While this all makes for good television given how wrapped up Davis’ identity has been in false assumptions about her lineage, the cardinal issue remains. Why does this matter? Clearly, Davis has some black ancestry as well, and in a world where people like Davis didn’t push racial division for profit, none of this would matter.
Davis is one of the original figures behind the reparations movement. So, how exactly does that work? Does the white, slave-owning part of her write a check to the black part of her? In a world where we force people to pay for the sins of their forefathers, that ceases to be a joke and becomes a valid question.

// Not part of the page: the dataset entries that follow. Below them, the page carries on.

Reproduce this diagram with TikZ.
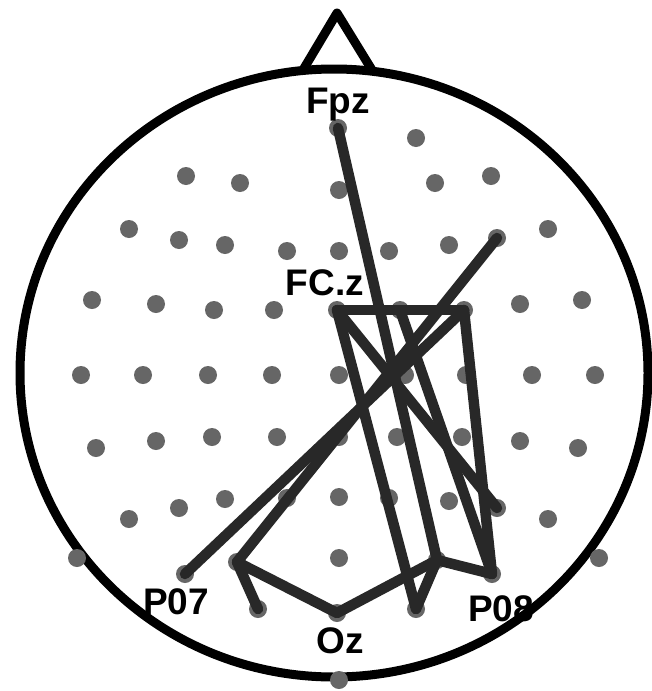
\documentclass[tikz,border=0pt]{standalone}
\usepackage{fontspec}
\setmainfont{Liberation Sans}
\usepackage{tikz}
\usetikzlibrary{positioning}
\definecolor{dotgray}{RGB}{102,102,102}
\definecolor{linkgray}{RGB}{40,40,40}

\begin{document}
\begin{tikzpicture}[
  x=1pt, y=-1pt,
  head/.style={draw=black, line width=9pt, line join=round},
  elec/.style={circle, fill=dotgray, inner sep=0pt, minimum size=18pt},
  link/.style={draw=linkgray, line width=10.5pt, line cap=round, line join=round},
  lbl/.style={font=\fontsize{37}{37}\selectfont\bfseries, inner sep=0pt, anchor=base}
]
\fill[white] (0,0) rectangle (652,691);
\useasboundingbox (0,0) rectangle (652,691);
\draw[head] (334,373) ellipse [x radius=314, y radius=304];
\draw[head] (303,70) -- (337,13) -- (372,70);
\foreach \x/\y [count=\i] in {416/138,
  186/176,240/183,339/190,435/183,491/176,
  129/229,179/240,225/245,287/251,339/251,389/251,449/245,548/229,
  92/300,156/304,214/310,274/310,520/304,582/300,
  81/375,143/375,208/375,272/375,339/375,405/375,466/375,532/375,595/375,
  96/448,156/441,212/437,277/437,339/437,397/437,462/437,520/441,578/448,
  129/519,179/508,225/499,287/498,339/497,389/498,449/501,548/519,
  77/558,339/558,599/558,339/680}
  \node[elec] (e\i) at (\x,\y) {};
\node[elec] (Fpz) at (338,128) {};
\node[elec] (F6) at (497,238) {};
\node[elec] (FCz) at (337,310) {};
\node[elec] (FC2) at (400,310) {};
\node[elec] (FC4) at (464,310) {};
\node[elec] (P6) at (497,508) {};
\node[elec] (PO7) at (185,574) {};
\node[elec] (PO3) at (237,562) {};
\node[elec] (PO4) at (437,560) {};
\node[elec] (PO8) at (492,574) {};
\node[elec] (O1) at (258,609) {};
\node[elec] (Oz) at (337,613) {};
\node[elec] (O2) at (416,609) {};
\draw[link] (Fpz.center)--(PO4.center); \draw[link] (FCz.center)--(FC4.center);
\draw[link] (FC4.center)--(PO8.center); \draw[link] (FC4.center)--(PO7.center);
\draw[link] (F6.center)--(PO3.center); \draw[link] (FCz.center)--(O2.center);
\draw[link] (FCz.center)--(P6.center); \draw[link] (FC2.center)--(PO8.center);
\draw[link] (PO4.center)--(PO8.center); \draw[link] (PO4.center)--(O2.center);
\draw[link] (Oz.center)--(PO4.center); \draw[link] (PO3.center)--(Oz.center);
\draw[link] (PO3.center)--(O1.center);
\node[lbl] (FpzL) at (338,113) {Fpz};
\node[lbl] (FCzL) at (325,295) {FC.z};
\node[lbl] (PO7L) at (176,614) {P07};
\node[lbl] (OzL) at (340,653) {Oz};
\node[lbl] (PO8L) at (501,621) {P08};
\end{tikzpicture}
\end{document}
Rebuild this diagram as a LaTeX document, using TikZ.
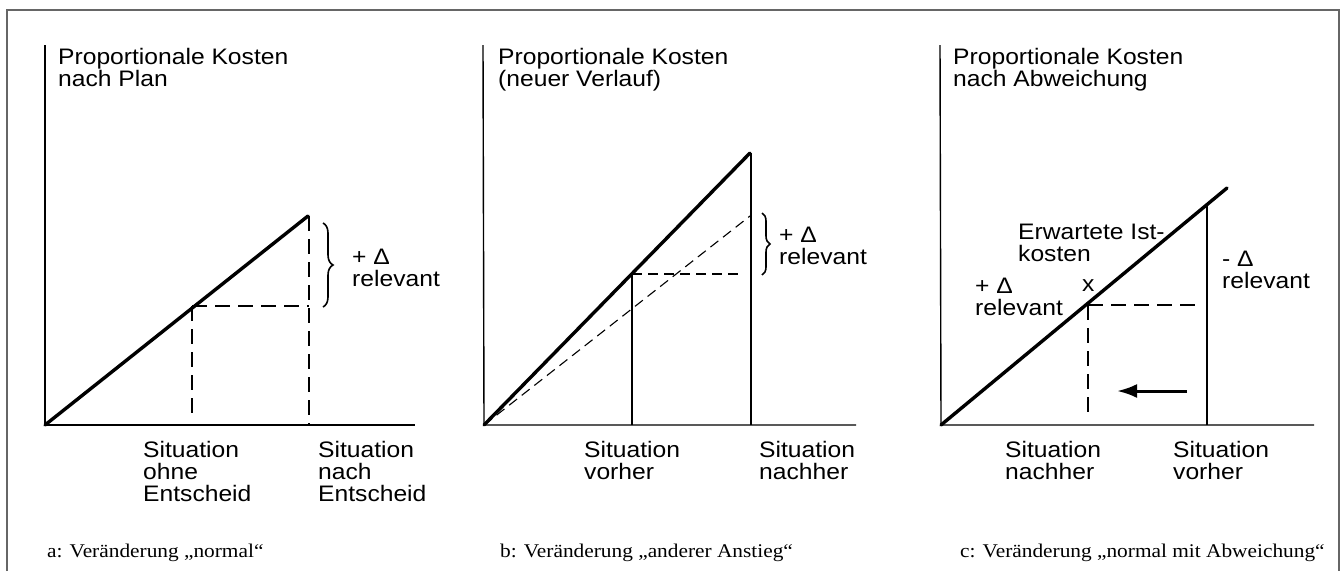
\documentclass[tikz,border=0pt]{standalone}
\usepackage{fontspec}
\usetikzlibrary{arrows.meta,decorations.pathreplacing}
\newfontfamily\hv[FakeStretch=1.1]{Liberation Sans}
\newfontfamily\tm[FakeStretch=1.1]{Liberation Serif}
\begin{document}
\begin{tikzpicture}[x=1pt,y=-1pt,
  lbl/.style={anchor=base west,inner sep=0pt,align=left,font=\hv\fontsize{22.4}{22}\selectfont},
  captxt/.style={anchor=base west,inner sep=0pt,font=\tm\fontsize{19.4}{20}\selectfont},
  axis/.style={line width=1.4pt},
  thickln/.style={line width=3.4pt,line cap=round},
  thinv/.style={line width=1.2pt},
  dsh/.style={line width=1.2pt,dash pattern=on 15pt off 8pt},
  dshb/.style={line width=1.1pt,dash pattern=on 10pt off 6pt},
  brc/.style={line width=1.6pt,decorate,decoration={brace,amplitude=10pt}},
  frame/.style={line width=1.2pt,draw=black!60}]
\useasboundingbox (0,0) rectangle (1343,571);
\draw[frame] (7,571) -- (7,10) -- (1339,10) -- (1339,571);

% ---------- panel a ----------
\coordinate (aTop) at (45,45);
\coordinate (aO) at (45,425);
\coordinate (aR) at (415,425);
\coordinate (aE) at (308,216);
\coordinate (aM) at (192,306);
\coordinate (aMb) at (192,418);
\coordinate (aH) at (309,306);
\coordinate (aV) at (309,216);
\coordinate (aVb) at (309,425);
\draw[axis] (aTop) -- (aO) -- (aR);
\draw[dsh] (aM) -- (aMb);
\draw[dsh] (aM) -- (aH);
\draw[dsh] (aV) -- (aVb);
\draw[thickln] (aO) -- (aE);
\coordinate (aB1) at (323,223);
\coordinate (aB2) at (323,307);
\draw[brc] (aB1) -- (aB2);
\node[lbl] (aT) at (58,86) {Proportionale Kosten\\nach Plan};
\node[lbl] (aD) at (352,286) {+ Δ\\relevant};
\node[lbl] (aS1) at (143,501) {Situation\\ohne\\Entscheid};
\node[lbl] (aS2) at (318,501) {Situation\\nach\\Entscheid};
\node[captxt] (aC) at (47,557) {a: Veränderung „normal“};

% ---------- panel b ----------
\coordinate (bTop) at (483,45);
\coordinate (bO) at (484,425);
\coordinate (bR) at (856,425);
\coordinate (bE) at (750,153);
\coordinate (bD) at (750,216);
\coordinate (bM) at (632,274);
\coordinate (bMb) at (632,425);
\coordinate (bH) at (742,274);
\coordinate (bVb) at (751,425);
\coordinate (bVt) at (751,153);
\draw[axis] (bTop) -- (bO) -- (bR);
\draw[thinv] (bM) -- (bMb);
\draw[thinv] (bVt) -- (bVb);
\draw[dshb] (bM) -- (bH);
\draw[dshb] (bO) -- (bD);
\draw[thickln] (bO) -- (bE);
\coordinate (bB1) at (762,213);
\coordinate (bB2) at (762,275);
\draw[brc,decoration={brace,amplitude=8pt}] (bB1) -- (bB2);
\node[lbl] (bT) at (498,86) {Proportionale Kosten\\(neuer Verlauf)};
\node[lbl] (bDl) at (779,264) {+ Δ\\relevant};
\node[lbl] (bS1) at (584,479) {Situation\\vorher};
\node[lbl] (bS2) at (759,479) {Situation\\nachher};
\node[captxt] (bC) at (500,557) {b: Veränderung „anderer Anstieg“};

% ---------- panel c ----------
\coordinate (cTop) at (940,45);
\coordinate (cO) at (941,425);
\coordinate (cR) at (1314,425);
\coordinate (cE) at (1227,188);
\coordinate (cM) at (1088,305);
\coordinate (cMb) at (1088,418);
\coordinate (cH) at (1198,305);
\coordinate (cVt) at (1207,206);
\coordinate (cVb) at (1207,425);
\draw[axis] (cTop) -- (cO) -- (cR);
\draw[thinv] (cVt) -- (cVb);
\draw[dsh] (cM) -- (cMb);
\draw[dsh] (cM) -- (cH);
\draw[thickln] (cO) -- (cE);
\coordinate (cA1) at (1187,391);
\coordinate (cA2) at (1117,391);
\draw[line width=3pt,-{Latex[length=20pt,width=14pt]}] (cA1) -- (cA2);
\node[lbl] (cT) at (953,86) {Proportionale Kosten\\nach Abweichung};
\node[lbl] (cK) at (1018,261) {Erwartete Ist-\\kosten};
\node[lbl] (cP) at (975,315) {+ Δ\\relevant};
\node[lbl] (cX) at (1082,291) {x};
\node[lbl] (cN) at (1222,288) {- Δ\\relevant};
\node[lbl] (cS1) at (1005,479) {Situation\\nachher};
\node[lbl] (cS2) at (1173,479) {Situation\\vorher};
\node[captxt] (cC) at (960,557) {c: Veränderung „normal mit Abweichung“};
\end{tikzpicture}
\end{document}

The point here is not to deny that Davis has faced racial discrimination in her life, though, I think joining the black power movement and becoming a terrorist (after the Civil Rights Act) was the wrong way to handle it. Rather, the point is to show that when you start trying to assign collective guilt to present generations based on the actions of past generations, things get complicated very fast–and those types of complications are repeated in the ancestry of millions upon millions of Americans.